TORONTO JAPANESE FILM FESTIVAL AWARDS THE GRAND JURY PRIZE WINNERS
WINNING FILMS STREAM THE THE TORONTO JAPANESE FILM FESTIVAL
JUNE 5-27, 2021
THE KOBAYASHI AUDIENCE CHOICE AWARD TO BE ANNOUNCED JUNE 28, 2021
Toronto, June 1, 2021 – The Toronto Japanese Film Festival is pleased to announce the 2021 GRAND JURY PRIZE goes to A GARDEN OF THE CAMELLIAS. The powerful directorial debut from photographer YOSHIHIKO UEDA is a ravishingly beautiful examination of the exquisite transience of life. The Jury compared the film to the work of Mizoguchi and Ozu stating, “Sumiko Fuji is a portrait in grace as a grieving widow and mother, who is holding fast to her memories in a house that may soon no longer be hers. I could feel every beat of her wounded heart.”
In a three-way tie for runner-up the Jury selected Akiko Ohku’s HOLD ME BACK, calling it “A buoyant, bold, and endlessly interesting film that—like all the Ohku films—emphasizes the internal world of someone we're always just beyond reach of understanding”. Of Shuichi Okita’s surreal examination of aging and loneliness, ORA ORA BE GOIN’ ALONE the Jury stated: “It was amazing to see how the loneliness, boredom and regrets of an elderly woman turn into positive feelings through the characters ‘in her imagination’. This humorous approach by director Okita blended with the admirable performance of Tanaka Yuko, creates a unique world and tempo on the screen”. And, the Jury said of Miwa Nishikawa’s UNDER THE OPEN SKY it “delivers an unflinching yet compassionate look at the “underclasses” of Japanese society… a strong message about the injustice of a society that drives ex-convicts back into criminality through ostracism and bureaucratic red tape.”
This year’s Grand Jury is comprised of DR. SANDRA ANNETT, author and Japanese film professor at Wilfred Laurier University; KELLY FLECK, editor of Nikkie Times, the national Japanese-Canadian newspaper; veteran Toronto film critic and founding member of the Toronto Film Critics Association, PETER HOWELL; YUKO SHIMIZU, Executive Director of the Japan Foundation Toronto and K. F. WATANABE, Deputy Director of Film at the Japan Society, New York.
From June 5 - 27, 24 official Festival selections, including the winning films, will be available to Canadian audiences for streaming on the Toronto Japanese Film Festival’s online festival platform, Cinesend. During the festival, audiences will be able to vote online for the KOBAYASHI AUDIENCE CHOICE AWARD which will be announced on June 28, 2021. The award is presented to the film chosen as the festival favorite by audiences based on online ballots completed post screening.

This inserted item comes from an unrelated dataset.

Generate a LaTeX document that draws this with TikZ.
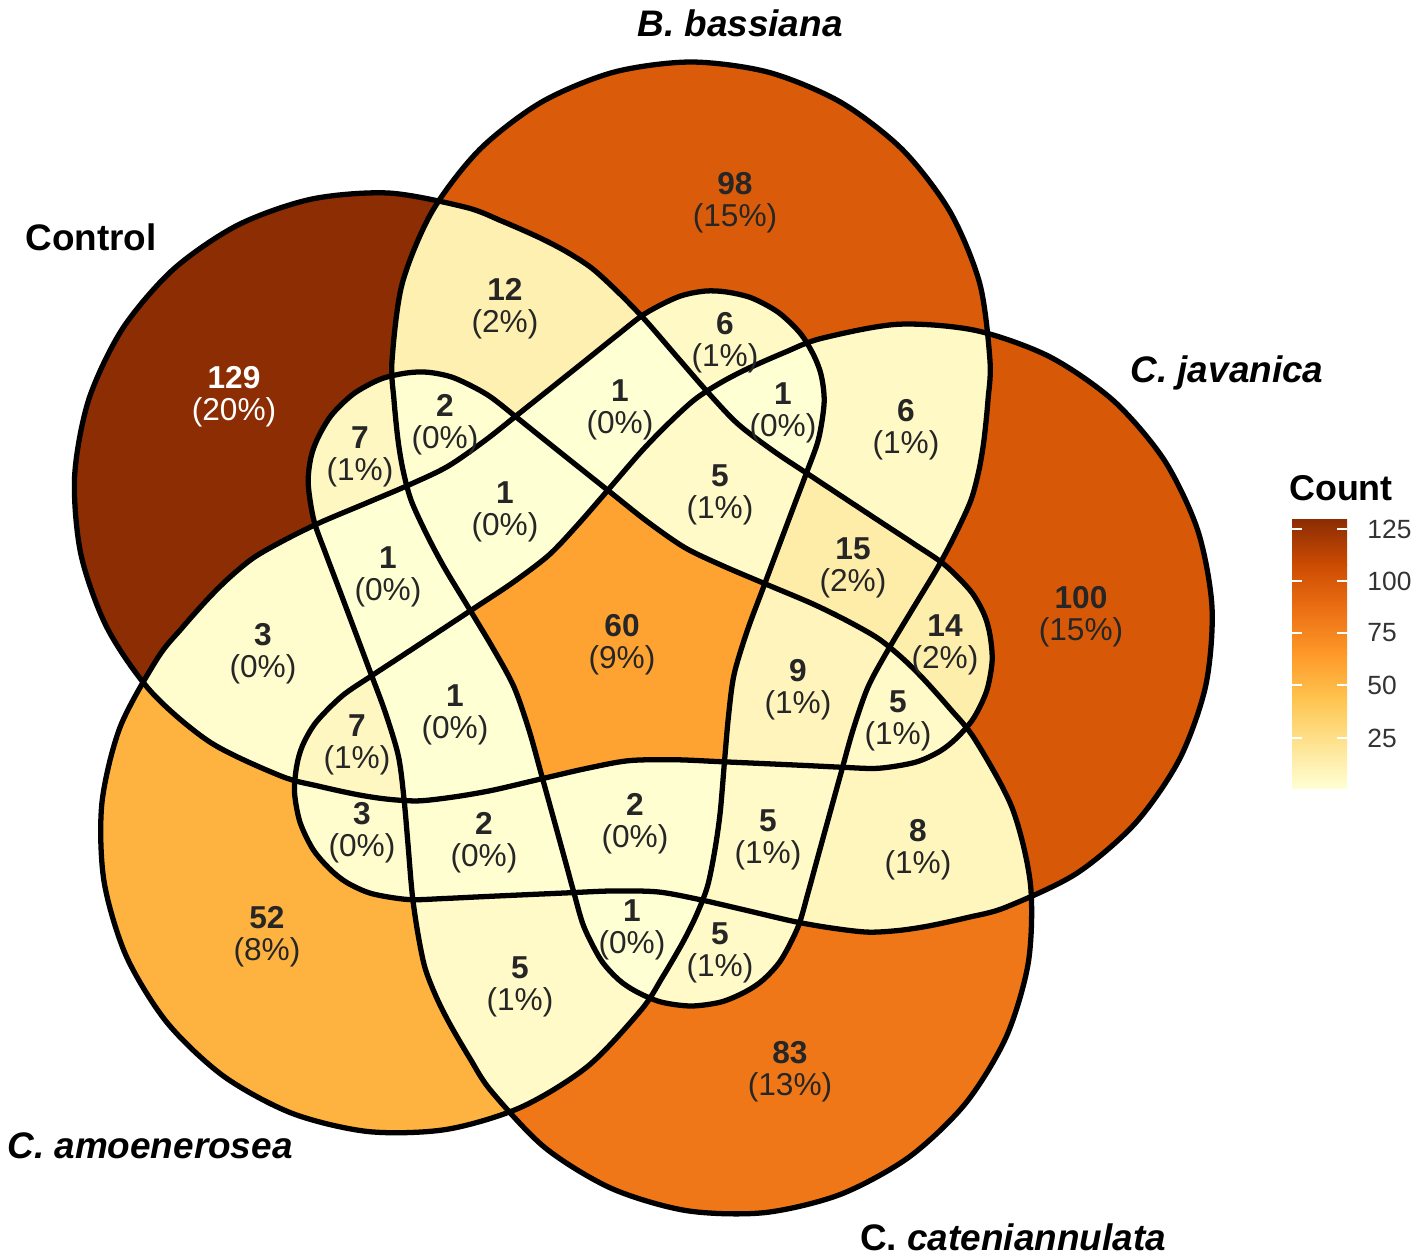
\documentclass[tikz,border=0pt]{standalone}
\usepackage{fontspec}
\setmainfont{Liberation Sans}
\usetikzlibrary{positioning}

% YlOrBr steps of the count scale
\definecolor{yl0}{HTML}{FFFFD4}
\definecolor{yl1}{HTML}{FEE391}
\definecolor{yl2}{HTML}{FEC44F}
\definecolor{yl3}{HTML}{FE9929}
\definecolor{yl4}{HTML}{EC7014}
\definecolor{yl5}{HTML}{CC4C02}
\definecolor{yl6}{HTML}{8C2D04}
\colorlet{v1}{yl0}
\colorlet{v2}{yl1!5!yl0}
\colorlet{v3}{yl1!9!yl0}
\colorlet{v5}{yl1!19!yl0}
\colorlet{v6}{yl1!23!yl0}
\colorlet{v7}{yl1!28!yl0}
\colorlet{v8}{yl1!33!yl0}
\colorlet{v9}{yl1!38!yl0}
\colorlet{v12}{yl1!52!yl0}
\colorlet{v14}{yl1!61!yl0}
\colorlet{v15}{yl1!66!yl0}
\colorlet{v52}{yl3!39!yl2}
\colorlet{v60}{yl3!77!yl2}
\colorlet{v83}{yl4!84!yl3}
\colorlet{v98}{yl5!55!yl4}
\colorlet{v100}{yl5!64!yl4}
\colorlet{v129}{yl6}

% one petal of the five-set diagram (y up, centre of the diagram at the origin)
\def\petal{plot[smooth cycle, tension=0.5] coordinates {
  (69,-361) (99,-357) (123,-347) (141,-335) (159,-315) (176,-282) (186,-248)
  (195,-215) (206,-175) (219,-128) (231,-85) (246,-42) (266,-5) (290,35) (316,78)
  (334,112) (349,145) (357,175) (362,205) (366,245)
  (368,284) (357.8,361.4) (327.9,433.5) (280.4,495.4) (218.5,542.9) (146.4,572.8)
  (69,583) (-8.4,572.8) (-80.5,542.9) (-142.4,495.4) (-189.9,433.5) (-219.8,361.4)
  (-230,284) (-228,245) (-224,205) (-219,175) (-211,145) (-196,112) (-178,78)
  (-152,35) (-128,-5) (-108,-42) (-93,-85) (-81,-128) (-68,-175) (-57,-215)
  (-48,-248) (-38,-282) (-21,-315) (-3,-335) (15,-347) (39,-357)}}
\newcommand{\oneset}[2]{\fill[#2, rotate=#1] \petal;}
\newcommand{\twoset}[3]{\begin{scope}\clip[rotate=#1] \petal; \fill[#3, rotate=#2] \petal;\end{scope}}
\newcommand{\threeset}[4]{\begin{scope}\clip[rotate=#1] \petal; \clip[rotate=#2] \petal;
  \fill[#4, rotate=#3] \petal;\end{scope}}
\newcommand{\fourset}[5]{\begin{scope}\clip[rotate=#1] \petal; \clip[rotate=#2] \petal;
  \clip[rotate=#3] \petal; \fill[#5, rotate=#4] \petal;\end{scope}}

\begin{document}
\begin{tikzpicture}[x=0.01cm, y=-0.01cm,
    outline/.style={draw=black, line width=1.5pt},
    count/.style={align=center, text=black!85, font=\fontsize{9}{9.2}\selectfont},
    setname/.style={anchor=base, font=\fontsize{10.5}{12}\selectfont\bfseries\itshape},
    tick/.style={draw=white, line width=0.6pt}
]
\useasboundingbox (0,0) rectangle (1417,1260);

% Sets: Control 72, B. bassiana 0, C. javanica -72, C. cateniannulata -144, C. amoenerosea 144
\begin{scope}[shift={(622,645)}, y=0.01cm]
  % one set
  \oneset{72}{v129} \oneset{0}{v98} \oneset{-72}{v100} \oneset{-144}{v83} \oneset{144}{v52}
  % two sets
  \twoset{72}{0}{v12}
  \twoset{72}{-72}{v14}
  \twoset{72}{-144}{v7}
  \twoset{72}{144}{v3}
  \twoset{0}{-72}{v6}
  \twoset{0}{-144}{v5}
  \twoset{0}{144}{v6}
  \twoset{-72}{-144}{v8}
  \twoset{-72}{144}{v3}
  \twoset{-144}{144}{v5}
  % three sets
  \threeset{72}{0}{-72}{v15}
  \threeset{72}{0}{-144}{v2}
  \threeset{72}{0}{144}{v1}
  \threeset{72}{-72}{-144}{v5}
  \threeset{72}{-72}{144}{v7}
  \threeset{72}{-144}{144}{v1}
  \threeset{0}{-72}{-144}{v5}
  \threeset{0}{-72}{144}{v1}
  \threeset{0}{-144}{144}{v1}
  \threeset{-72}{-144}{144}{v2}
  % four sets
  \fourset{72}{0}{-72}{-144}{v9}
  \fourset{72}{0}{-72}{144}{v5}
  \fourset{72}{0}{-144}{144}{v1}
  \fourset{72}{-72}{-144}{144}{v1}
  \fourset{0}{-72}{-144}{144}{v2}
  % all five
  \begin{scope}
    \clip[rotate=72] \petal; \clip \petal; \clip[rotate=-72] \petal; \clip[rotate=-144] \petal;
    \fill[v60, rotate=144] \petal;
  \end{scope}
  \foreach \a in {72,0,-72,-144,144}
    \draw[outline, rotate=\a] \petal;
\end{scope}

% Counts
\node[count, text=white] (nC) at (234,397) {\textbf{129}\\(20\%)};
\node[count] (nB) at (735,203) {\textbf{98}\\(15\%)};
\node[count] (nJ) at (1081,617) {\textbf{100}\\(15\%)};
\node[count] (nK) at (790,1072) {\textbf{83}\\(13\%)};
\node[count] (nA) at (267,937) {\textbf{52}\\(8\%)};
\node[count] (nCB) at (505,309) {\textbf{12}\\(2\%)};
\node[count] (nBA) at (725,343) {\textbf{6}\\(1\%)};
\node[count] (nCK) at (360,457) {\textbf{7}\\(1\%)};
\node[count] (nCBK) at (445,425) {\textbf{2}\\(0\%)};
\node[count] (nCBA) at (620,410) {\textbf{1}\\(0\%)};
\node[count] (nBJA) at (783,413) {\textbf{1}\\(0\%)};
\node[count] (nBJ) at (906,430) {\textbf{6}\\(1\%)};
\node[count] (nCBKA) at (505,512) {\textbf{1}\\(0\%)};
\node[count] (nCBJA) at (720,495) {\textbf{5}\\(1\%)};
\node[count] (nCBJ) at (853,568) {\textbf{15}\\(2\%)};
\node[count] (nCKA) at (388,577) {\textbf{1}\\(0\%)};
\node[count] (nCA) at (263,654) {\textbf{3}\\(0\%)};
\node[count] (nAll) at (622,645) {\textbf{60}\\(9\%)};
\node[count] (nCJ) at (945,645) {\textbf{14}\\(2\%)};
\node[count] (nCBJK) at (798,690) {\textbf{9}\\(1\%)};
\node[count] (nCJK) at (898,721) {\textbf{5}\\(1\%)};
\node[count] (nCJA) at (357,745) {\textbf{7}\\(1\%)};
\node[count] (nCJKA) at (455,715) {\textbf{1}\\(0\%)};
\node[count] (nJA) at (362,833) {\textbf{3}\\(0\%)};
\node[count] (nJKA) at (484,843) {\textbf{2}\\(0\%)};
\node[count] (nBJKA) at (635,824) {\textbf{2}\\(0\%)};
\node[count] (nBJK) at (768,840) {\textbf{5}\\(1\%)};
\node[count] (nJK) at (918,850) {\textbf{8}\\(1\%)};
\node[count] (nBKA) at (632,930) {\textbf{1}\\(0\%)};
\node[count] (nBK) at (720,953) {\textbf{5}\\(1\%)};
\node[count] (nKA) at (520,987) {\textbf{5}\\(1\%)};

% Set names
\node[setname, font=\fontsize{10.5}{12}\selectfont\bfseries] (sC) at (91,250) {Control};
\node[setname] (sB) at (740,36) {B. bassiana};
\node[setname] (sJ) at (1227,382) {C. javanica};
\node[setname] (sK) at (1013,1250) {\upshape C.\itshape{} cateniannulata};
\node[setname] (sA) at (150,1158) {C. amoenerosea};

% Legend
\node[anchor=base, font=\fontsize{10.2}{12}\selectfont\bfseries] (cnt) at (1341,500) {Count};
\foreach \k/\ca/\cb in {0/yl0/yl1,1/yl1/yl2,2/yl2/yl3,3/yl3/yl4,4/yl4/yl5,5/yl5/yl6}
  \shade[bottom color=\ca, top color=\cb] (1292,{788-44.67*\k+0.5}) rectangle (1347,{788-44.67*(\k+1)});
\foreach \v/\y in {125/529,100/581,75/633,50/685,25/738} {
  \draw[tick] (1292,\y) -- (1302,\y);
  \draw[tick] (1337,\y) -- (1347,\y);
  \node[anchor=west, text=black!80, font=\fontsize{7.5}{9}\selectfont] (t\v) at (1355,\y) {\v};
}

\end{tikzpicture}
\end{document}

THE GRAND JURY PRIZE is awarded to the feature selected as the best film among this year’s festival offerings. Films are reviewed by an Official Jury made up of filmmakers, film professionals, writers and educators. The winning filmmaker is awarded with a certificate and a cash prize of ¥100,000 Japanese yen.
The KOBAYASHI AUDIENCE CHOICE AWARD is named in honour of Coby and Yone Kobayashi, a second-generation nikkei couple whose vision, generosity and tireless efforts over 50 years were essential to the creation and success of the Japanese Canadian Cultural Centre. The
Kobayashi Hall, at the JCCC is also named after Coby and Yone, the home of the Toronto Japanese Film Festival.
Tickets are on sale to the end of the festival on June 27, 2021. This year TorontoJFF offers individual tickets at CAD $9.99. The ALL-ACCESS FESTIVAL PASS at CAD $99.99 are sold out. The process is quite simple; just go to the FILM LINE-UP page of the TorontoJFF site and follow the prompts. Please enjoy the films at home with your family. Films are presented through the Toronto Japanese Film Festival’s online platform partner CINESEND. Some films do address adult themes, so please check age recommendations.
The TORONTO JAPANESE FILM FESTIVAL’s mandate has been carefully aligned with that of the Japanese Canadian Cultural Centre. In the 57 years since the opening of the JCCC, film has been an important tool in creating friendship, understanding, and exchange between the Japanese and broader Canadian community. Ticket sales from the festival also help to drive our heritage programming which shares the important lessons of cultural acceptance and human rights, implicit in the Japanese Canadian experience with all Canadians.